▶ PROMPT
Show all lines that include the string "this"; copy each one.

Start of PROVIDED MATERIAL

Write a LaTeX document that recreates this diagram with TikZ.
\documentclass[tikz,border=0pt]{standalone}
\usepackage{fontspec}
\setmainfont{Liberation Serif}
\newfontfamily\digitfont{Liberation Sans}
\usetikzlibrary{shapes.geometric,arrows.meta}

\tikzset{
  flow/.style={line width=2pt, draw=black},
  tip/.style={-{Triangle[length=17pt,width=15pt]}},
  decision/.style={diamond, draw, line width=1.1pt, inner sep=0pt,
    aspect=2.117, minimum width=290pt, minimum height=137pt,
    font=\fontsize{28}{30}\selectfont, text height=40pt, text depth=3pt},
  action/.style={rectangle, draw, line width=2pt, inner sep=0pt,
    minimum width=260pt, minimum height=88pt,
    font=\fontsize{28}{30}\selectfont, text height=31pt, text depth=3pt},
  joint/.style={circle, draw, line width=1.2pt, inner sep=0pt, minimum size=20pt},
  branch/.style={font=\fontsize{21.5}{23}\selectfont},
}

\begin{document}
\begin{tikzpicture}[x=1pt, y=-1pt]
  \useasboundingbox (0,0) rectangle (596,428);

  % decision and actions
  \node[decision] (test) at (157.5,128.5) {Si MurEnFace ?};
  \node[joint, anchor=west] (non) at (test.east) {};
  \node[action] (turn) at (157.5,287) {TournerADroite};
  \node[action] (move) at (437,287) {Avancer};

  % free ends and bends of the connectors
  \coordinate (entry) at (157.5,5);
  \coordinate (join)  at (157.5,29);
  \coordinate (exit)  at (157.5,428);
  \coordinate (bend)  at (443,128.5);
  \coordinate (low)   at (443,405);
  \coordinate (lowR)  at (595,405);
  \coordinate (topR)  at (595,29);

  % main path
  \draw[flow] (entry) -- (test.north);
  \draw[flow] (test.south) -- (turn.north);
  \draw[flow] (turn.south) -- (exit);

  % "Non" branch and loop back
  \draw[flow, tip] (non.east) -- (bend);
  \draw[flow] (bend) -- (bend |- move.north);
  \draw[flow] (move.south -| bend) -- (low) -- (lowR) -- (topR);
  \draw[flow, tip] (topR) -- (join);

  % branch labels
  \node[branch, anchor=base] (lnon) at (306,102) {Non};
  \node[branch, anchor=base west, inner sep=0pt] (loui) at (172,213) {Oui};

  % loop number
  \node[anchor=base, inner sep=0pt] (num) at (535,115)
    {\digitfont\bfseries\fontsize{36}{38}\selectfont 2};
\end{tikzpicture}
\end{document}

End of PROVIDED MATERIAL
Start of PROVIDED MATERIAL

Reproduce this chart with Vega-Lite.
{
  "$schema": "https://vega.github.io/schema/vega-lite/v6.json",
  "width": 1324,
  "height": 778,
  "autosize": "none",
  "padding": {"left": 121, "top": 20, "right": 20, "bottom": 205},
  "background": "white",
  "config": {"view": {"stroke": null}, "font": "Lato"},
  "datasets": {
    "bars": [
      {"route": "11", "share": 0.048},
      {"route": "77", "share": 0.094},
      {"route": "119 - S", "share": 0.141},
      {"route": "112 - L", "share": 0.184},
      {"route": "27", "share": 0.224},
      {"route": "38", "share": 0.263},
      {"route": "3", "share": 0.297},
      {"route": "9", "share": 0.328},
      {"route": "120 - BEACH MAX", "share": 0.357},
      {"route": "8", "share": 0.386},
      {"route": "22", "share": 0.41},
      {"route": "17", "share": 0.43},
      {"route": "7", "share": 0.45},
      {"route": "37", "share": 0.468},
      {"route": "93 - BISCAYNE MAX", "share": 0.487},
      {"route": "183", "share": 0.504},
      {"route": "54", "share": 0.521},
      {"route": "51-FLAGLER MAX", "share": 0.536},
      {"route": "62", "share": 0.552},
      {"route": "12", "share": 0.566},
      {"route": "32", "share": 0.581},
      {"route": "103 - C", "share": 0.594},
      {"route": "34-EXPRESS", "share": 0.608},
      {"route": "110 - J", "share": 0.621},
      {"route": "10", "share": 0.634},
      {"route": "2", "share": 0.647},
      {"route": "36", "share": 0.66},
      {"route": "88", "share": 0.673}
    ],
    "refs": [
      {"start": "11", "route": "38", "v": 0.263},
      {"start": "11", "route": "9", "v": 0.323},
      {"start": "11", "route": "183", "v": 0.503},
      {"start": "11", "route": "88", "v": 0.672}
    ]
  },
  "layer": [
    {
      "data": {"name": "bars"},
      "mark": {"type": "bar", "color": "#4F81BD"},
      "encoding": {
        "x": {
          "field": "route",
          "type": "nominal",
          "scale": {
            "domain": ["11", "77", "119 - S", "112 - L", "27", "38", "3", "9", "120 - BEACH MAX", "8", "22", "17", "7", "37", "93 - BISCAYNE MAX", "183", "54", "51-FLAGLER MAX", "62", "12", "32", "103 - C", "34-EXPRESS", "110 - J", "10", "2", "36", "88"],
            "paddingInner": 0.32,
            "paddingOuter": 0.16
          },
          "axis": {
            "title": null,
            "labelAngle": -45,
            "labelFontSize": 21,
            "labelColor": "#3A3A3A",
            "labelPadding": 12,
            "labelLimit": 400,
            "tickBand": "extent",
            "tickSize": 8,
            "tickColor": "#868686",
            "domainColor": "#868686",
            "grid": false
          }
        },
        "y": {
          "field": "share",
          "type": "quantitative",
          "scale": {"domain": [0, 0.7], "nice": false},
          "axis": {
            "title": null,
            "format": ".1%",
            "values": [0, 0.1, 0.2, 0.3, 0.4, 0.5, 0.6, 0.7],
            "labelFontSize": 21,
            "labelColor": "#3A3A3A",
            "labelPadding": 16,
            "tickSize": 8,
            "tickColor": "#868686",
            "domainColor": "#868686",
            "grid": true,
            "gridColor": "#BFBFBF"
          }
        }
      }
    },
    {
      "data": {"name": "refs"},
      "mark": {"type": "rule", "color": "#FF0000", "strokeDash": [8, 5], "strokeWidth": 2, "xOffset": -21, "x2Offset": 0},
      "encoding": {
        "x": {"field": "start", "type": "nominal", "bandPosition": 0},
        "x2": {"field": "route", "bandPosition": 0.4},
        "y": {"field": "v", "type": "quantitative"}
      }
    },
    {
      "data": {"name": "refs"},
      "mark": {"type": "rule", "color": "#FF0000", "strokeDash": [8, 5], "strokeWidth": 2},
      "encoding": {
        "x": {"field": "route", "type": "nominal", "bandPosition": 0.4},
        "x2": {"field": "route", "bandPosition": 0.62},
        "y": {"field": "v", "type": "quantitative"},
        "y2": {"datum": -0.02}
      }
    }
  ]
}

End of PROVIDED MATERIAL

▶ COMPLETE RESPONSE
Write a LaTeX document that recreates this diagram with TikZ.
Reproduce this chart with Vega-Lite.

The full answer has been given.